In 2022, Gov. Kathy Hochul dedicated Sojourner Truth State Park near her birthplace in Kingston, NY.
American Lawyer and Social Justice Activist
Born in 1959, Bryan Stevenson was part of the first generation of African Americans in Delaware to experience legalized integration in public schools. After graduating, he enrolled at Harvard University where he discovered his passion for establishing equal legal representation.
Stevenson established the Equal Justice Initiative (EJI) in 1994, guaranteeing legal representation to death row inmates in Alabama. He was specifically effective at reducing harsh penalties that had been imposed on children under the age of 18 who had been convicted of crimes. His opposition was so successful, that the Supreme Court agreed with the EJI in the landmark Roper vs. Simmons case, finding it unconstitutional to give children life sentences.
In 2014, Stevenson wrote the memoir Just Mercy: A Story of Justice and Redemption, detailing his career and the inequalities of the US judicial system. The NY Times selected it as one of the “100 Notable Books” of 2014. A film based on the book premiered in 2019. To this day he is an active public speaker and continues to bring awareness to racial injustice and the history behind it.
Ketanji Brown Jackson
Associate Justice, United States Supreme Court
Born in Washington, DC, and raised in Miami, Florida, Ketanji Brown Jackson traces her love of the law to her preschool days, sitting next to her father as he tackled his law school homework and she worked on hers—coloring books. Despite standing out as a high achiever throughout childhood, like many Black women, Ketanji faced naysayers. When she told her high school guidance counselor she wanted to attend Harvard, she was warned not to set her “sights so high.” Nevertheless, Jackson graduated magna cum laude from Harvard University, then cum laude from Harvard Law School, and was an editor of the Harvard Law Review.

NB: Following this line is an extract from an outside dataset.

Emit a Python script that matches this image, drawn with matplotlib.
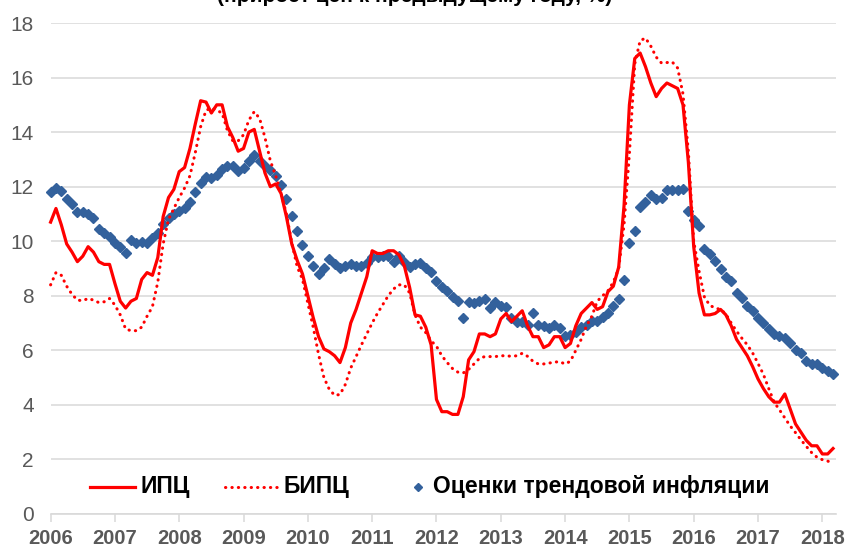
import numpy as np
import matplotlib.pyplot as plt

plt.rcParams['font.family'] = ['Liberation Sans', 'DejaVu Sans']

# monthly values, Jan 2006 - Mar 2018
cpi = [
    10.7, 11.2, 10.6, 9.9, 9.6, 9.25, 9.45, 9.8, 9.6, 9.25, 9.15, 9.15,      # 2006
    8.45, 7.8, 7.55, 7.8, 7.9, 8.6, 8.85, 8.75, 9.4, 10.9, 11.6, 11.9,       # 2007
    12.55, 12.7, 13.4, 14.3, 15.15, 15.1, 14.7, 15.0, 15.0, 14.2, 13.8, 13.3,  # 2008
    13.4, 14.0, 14.1, 13.3, 12.5, 12.0, 12.1, 11.75, 10.9, 9.9, 9.3, 8.8,    # 2009
    8.0, 7.2, 6.5, 6.05, 5.95, 5.8, 5.55, 6.1, 7.0, 7.5, 8.1, 8.7,           # 2010
    9.65, 9.55, 9.55, 9.65, 9.65, 9.5, 9.1, 8.3, 7.3, 7.25, 6.85, 6.2,       # 2011
    4.2, 3.75, 3.75, 3.65, 3.65, 4.3, 5.65, 5.95, 6.6, 6.6, 6.5, 6.6,        # 2012
    7.15, 7.35, 7.05, 7.25, 7.45, 6.9, 6.5, 6.5, 6.1, 6.2, 6.5, 6.5,         # 2013
    6.1, 6.25, 6.9, 7.35, 7.55, 7.75, 7.5, 7.6, 8.15, 8.35, 9.05, 11.3,      # 2014
    15.0, 16.7, 16.9, 16.4, 15.8, 15.3, 15.6, 15.8, 15.7, 15.6, 15.0, 12.9,  # 2015
    9.8, 8.1, 7.3, 7.3, 7.35, 7.5, 7.3, 6.9, 6.4, 6.1, 5.8, 5.4,             # 2016
    4.95, 4.6, 4.3, 4.1, 4.1, 4.4, 3.85, 3.3, 3.0, 2.7, 2.5, 2.5,            # 2017
    2.2, 2.2, 2.4,                                                           # 2018
]

core_cpi = [
    8.4, 8.85, 8.75, 8.35, 8.05, 7.84, 7.82, 7.9, 7.84, 7.75, 7.78, 7.9,          # 2006
    7.66, 7.3, 6.78, 6.72, 6.72, 6.85, 7.25, 7.6, 8.5, 9.9, 10.8, 11.2,           # 2007
    11.6, 11.95, 12.4, 13.25, 14.2, 14.8, 14.88, 14.8, 14.7, 14.05, 13.68, 13.68,  # 2008
    13.9, 14.44, 14.75, 14.5, 13.8, 12.95, 12.4, 11.75, 11.0, 9.95, 9.07, 8.6,    # 2009
    7.72, 6.85, 5.85, 5.0, 4.57, 4.35, 4.38, 4.75, 5.35, 5.77, 6.2, 6.6,          # 2010
    7.0, 7.36, 7.68, 8.0, 8.25, 8.4, 8.4, 8.1, 7.3, 6.85, 6.65, 6.35,             # 2011
    6.15, 5.8, 5.55, 5.33, 5.2, 5.17, 5.3, 5.5, 5.7, 5.77, 5.77, 5.77,            # 2012
    5.8, 5.8, 5.78, 5.8, 5.89, 5.78, 5.6, 5.5, 5.5, 5.53, 5.57, 5.58,             # 2013
    5.5, 5.6, 6.0, 6.4, 6.9, 7.25, 7.8, 8.0, 8.18, 8.5, 9.0, 10.6,                # 2014
    13.2, 16.5, 17.35, 17.45, 17.15, 16.75, 16.53, 16.55, 16.57, 16.35, 15.4, 13.3,  # 2015
    10.0, 8.9, 7.95, 7.65, 7.55, 7.5, 7.33, 7.0, 6.7, 6.44, 6.2, 5.9,             # 2016
    5.52, 5.12, 4.6, 4.1, 3.82, 3.52, 3.23, 2.98, 2.72, 2.48, 2.25, 2.08,         # 2017
    1.99, 1.94, 1.85,                                                             # 2018
]

trend = [
    11.79, 11.96, 11.84, 11.55, 11.35, 11.08, 11.08, 10.99, 10.86, 10.43, 10.31, 10.17,  # 2006
    9.95, 9.77, 9.56, 10.04, 9.92, 9.98, 9.92, 10.1, 10.29, 10.63, 10.84, 10.98,         # 2007
    11.12, 11.2, 11.45, 11.82, 12.12, 12.34, 12.3, 12.43, 12.63, 12.76, 12.76, 12.59,    # 2008
    12.7, 12.95, 13.16, 12.95, 12.76, 12.61, 12.4, 12.06, 11.55, 10.92, 10.39, 9.86,     # 2009
    9.46, 9.09, 8.8, 9.03, 9.34, 9.16, 9.0, 9.09, 9.15, 9.1, 9.1, 9.19,                  # 2010
    9.43, 9.43, 9.46, 9.47, 9.25, 9.47, 9.23, 9.07, 9.16, 9.19, 9.03, 8.86,              # 2011
    8.54, 8.31, 8.16, 7.94, 7.81, 7.17, 7.78, 7.72, 7.81, 7.87, 7.54, 7.76,              # 2012
    7.63, 7.6, 7.17, 7.03, 7.02, 6.94, 7.36, 6.91, 6.88, 6.8, 6.91, 6.82,                # 2013
    6.52, 6.55, 6.67, 6.87, 6.93, 7.07, 7.09, 7.23, 7.38, 7.62, 7.87, 8.58,              # 2014
    9.95, 10.39, 11.27, 11.45, 11.69, 11.55, 11.6, 11.88, 11.88, 11.88, 11.9, 11.12,     # 2015
    10.78, 10.55, 9.7, 9.53, 9.27, 8.97, 8.7, 8.54, 8.11, 7.9, 7.62, 7.44,               # 2016
    7.17, 7.01, 6.77, 6.59, 6.52, 6.46, 6.26, 6.01, 5.91, 5.62, 5.49, 5.49,              # 2017
    5.37, 5.24, 5.13,                                                                    # 2018
]

years = [str(y) for y in range(2006, 2019)]
labels = ['ИПЦ', 'БИПЦ', 'Оценки трендовой инфляции']

red = '#FF0000'
blue = '#33619C'
grid_col = '#D9D9D9'
tick_col = '#595959'

months = np.arange(len(cpi))

fig = plt.figure(figsize=(8.49, 5.49), dpi=100)
ax = fig.add_axes([0.0596, 0.0638, 0.9254, 0.8943])

ax.plot(months, trend, linestyle='none', marker='D', markersize=5.4,
        color=blue, zorder=2, clip_on=False)
ax.plot(months, core_cpi, color=red, lw=2.2, linestyle=(0, (0.1, 2.0)),
        dash_capstyle='round', zorder=3, clip_on=False)
ax.plot(months, cpi, color=red, lw=2.3, zorder=4, clip_on=False)

ax.set_ylim(0, 18)
ax.set_yticks(range(0, 19, 2))
ax.set_xlim(0, 146.6)
ax.set_xticks(range(0, len(years) * 12, 12))
ax.set_xticklabels(years)

ax.grid(axis='y', color=grid_col, lw=1.1)
ax.set_axisbelow(True)
for side in ['left', 'right', 'top']:
    ax.spines[side].set_visible(False)
ax.spines['bottom'].set_color(grid_col)
ax.spines['bottom'].set_linewidth(1.2)

ax.tick_params(axis='y', length=0, pad=12, labelsize=15, labelcolor=tick_col)
ax.tick_params(axis='x', length=6, width=1.1, color=grid_col, pad=5,
               labelsize=14.5, labelcolor=tick_col)
for t in ax.get_xticklabels():
    t.set_fontweight('bold')

# legend row drawn by hand inside the plot area
ly = 0.055
ax.plot([0.050, 0.1075], [ly, ly], transform=ax.transAxes, color=red, lw=2.3)
ax.text(0.114, ly, labels[0], transform=ax.transAxes, va='center',
        fontsize=16.5, fontweight='bold')
ax.plot([0.222, 0.290], [ly, ly], transform=ax.transAxes, color=red, lw=2.2,
        linestyle=(0, (0.1, 2.0)), dash_capstyle='round')
ax.text(0.296, ly, labels[1], transform=ax.transAxes, va='center',
        fontsize=16.5, fontweight='bold')
ax.plot([0.468], [ly], transform=ax.transAxes, marker='D', markersize=4.5,
        color=blue, linestyle='none')
ax.text(0.487, ly, labels[2], transform=ax.transAxes, va='center',
        fontsize=16.5, fontweight='bold')

# title, cut off by the top edge of the picture as in the source
fig.text(0.488, 0.9965, '(прирост цен к предыдущему году, %)', ha='center',
         va='baseline', fontsize=15, fontweight='bold')

fig.savefig('out.png', dpi=100)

Jackson’s path to US Supreme Court Justice began as a law clerk to Supreme Court Justice Stephen G. Breyer, where she learned the importance of building consensus and speaking to a mainstream understanding of the Constitution. From there, she served as a public defender and would become the first former federal public
defender to serve on the US Supreme Court.
In 2010, Jackson was confirmed as Vice Chair of the US Sentencing Commission; in 2013, as a judge for the
US District Court for the District of Columbia; in 2021, to the US Court of Appeals for the D.C. Circuit, and in April 2022 as the 116th Associate Justice of the US Supreme Court. She was sworn in on June 30, 2022, becoming the first Black woman to serve as a justice in the 232-year history of the Court.
John H. Johnson
Founder of Johnson Publishing Co.
John H. Johnson was born into poverty in Arkansas in 1918, migrated to Chicago during the Great Depression, and built the world’s largest Black-owned publishing company. In 1942 he started Negro Digest, modeled after Reader’s Digest with a $500 loan. Ebony, a glossy pictorial magazine similar to Life, followed in 1945 and included the first national-brand advertisements to use Black models. Jet magazine, introduced in 1951, included seminal coverage of the murder of Emmett Till, a rallying event in the Civil Rights Movement.
“We wanted to give Blacks a new sense of somebodiness, a new sense of self-respect,” said Johnson in 1975. He convinced major companies to advertise in Black magazines, published books on Black history, started a cosmetics line, and founded Chicago’s first Black-owned radio station. His work transformed how AfricanAmericans viewed themselves. Recognized with numerous honors and awards, Johnson received the Presidential Medal of Freedom in 1996.